Special Characters | |
[ ] |
Character class used to enclose a list of alternatives. For example:
[Aa]bc matches abc and Abc.
If the first character is a carat (^), it means anything but the characters on the list. Thus: [^a]bc matches xbc but not abc |
\ |
A switch that makes special characters literal and literal characters special |
( ) |
Grouping--used to delimit a string comprising a “phrase.” Phrases are necessary in paired end specification so you can match a pair of forward and reverse reads while still distinguishing their orientation.

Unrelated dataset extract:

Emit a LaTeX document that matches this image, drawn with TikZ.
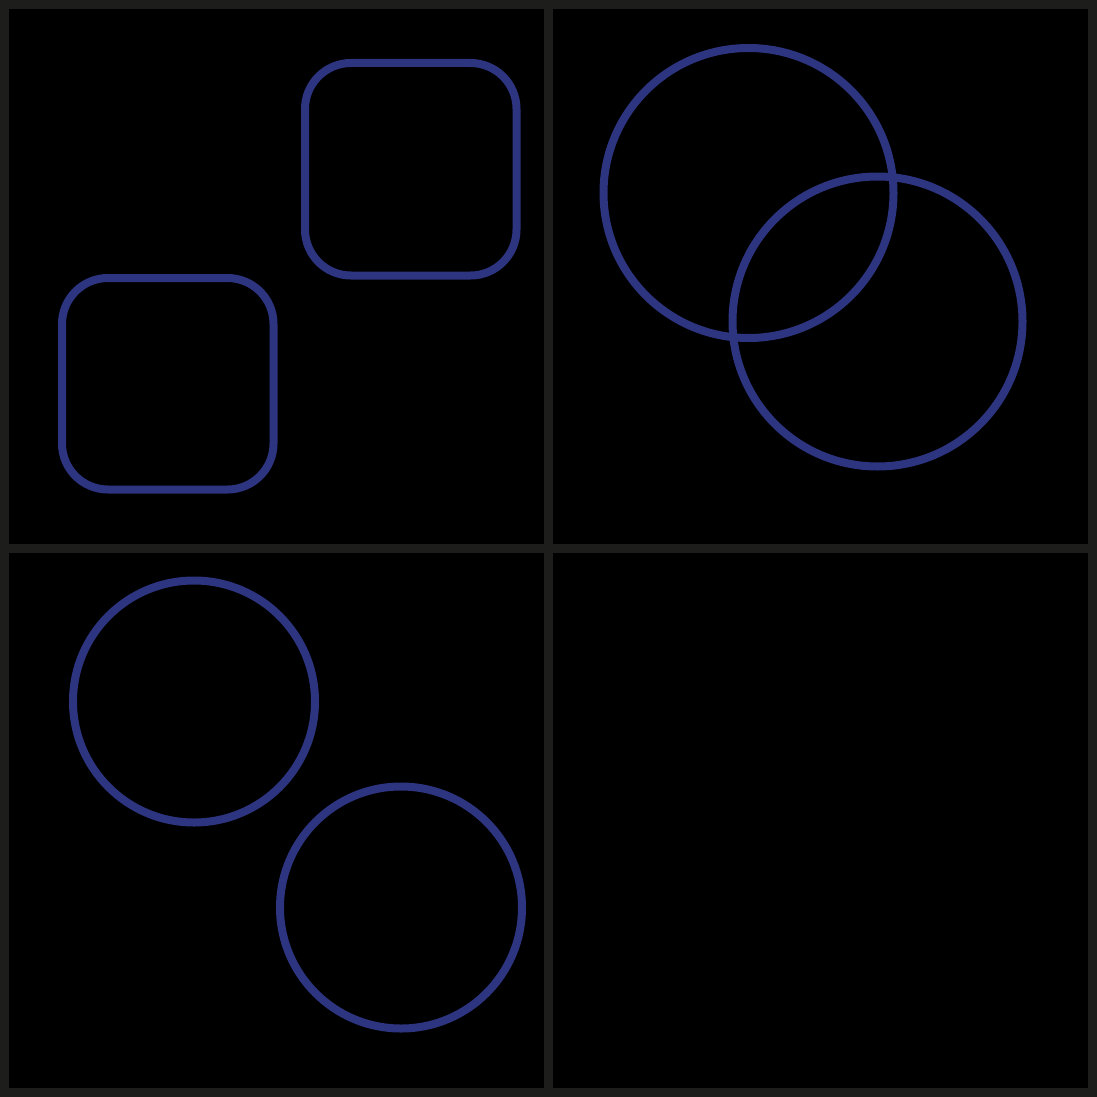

In SeqMan NGen, phrases in parentheses must match for two reads to qualify as a pair; phrases outside the parentheses are used to distinguish members of the same pair. |
\d |
Any digit (0-9) |
\D |
Any non-digit character |
\w |
Any alphanumeric “word” character (including “_”) |
. |
Any character |
| |
Alternate--either the term before “|” or after “|” |
^ |
Match at the beginning of the line only |
$ |
Match at the end of the line only |
Numerical Modifiers | |
* |
0 or more |
+ |
1 or more |
? |
1 or 0 |
{n} |
Exactly n |
{n,} |
At least n |
{n,m} |
At least n but not more than m |
Example Expressions and Their Meanings | |
d |
Literally the letter d |
\d |
Any digit (0-9) |
\d* |
Zero or more digits |
\d+ |
One or more digits |
(\d+) |
A phrase comprising one or more digits--same as “\d+”, but causes SeqMan NGen to match the names from the string inside the phrase when other characters in the name may not match. |
\. |
Literally the period symbol (.) |
. |
Any character |
.+ |
One or more of any characters |
.* |
Zero or more of any characters |
a|b |
a OR b |
ab[i1] |
abi or ab1 |
abi$ |
Ends with abi |
[\.\d] |
A period OR a digit |
[abc] |
a OR b OR c |
[abc]+ |
One or more characters from the set a, b, c |
.*f |
Any number of any characters followed by the letter “f” |
(.*)f |
A phrase comprising any number of any characters, followed by the letter “f”--same as “.*f”, but causes SeqMan NGen to match the phrase in parentheses without matching the “f” in a read name |
(\D+)r(\d+) |
One or more non-digit characters followed by “r” followed by one or more digits. |
(\d{2,4})f(\.abi) |
Two, three or four digits followed by “f” followed by “.abi” |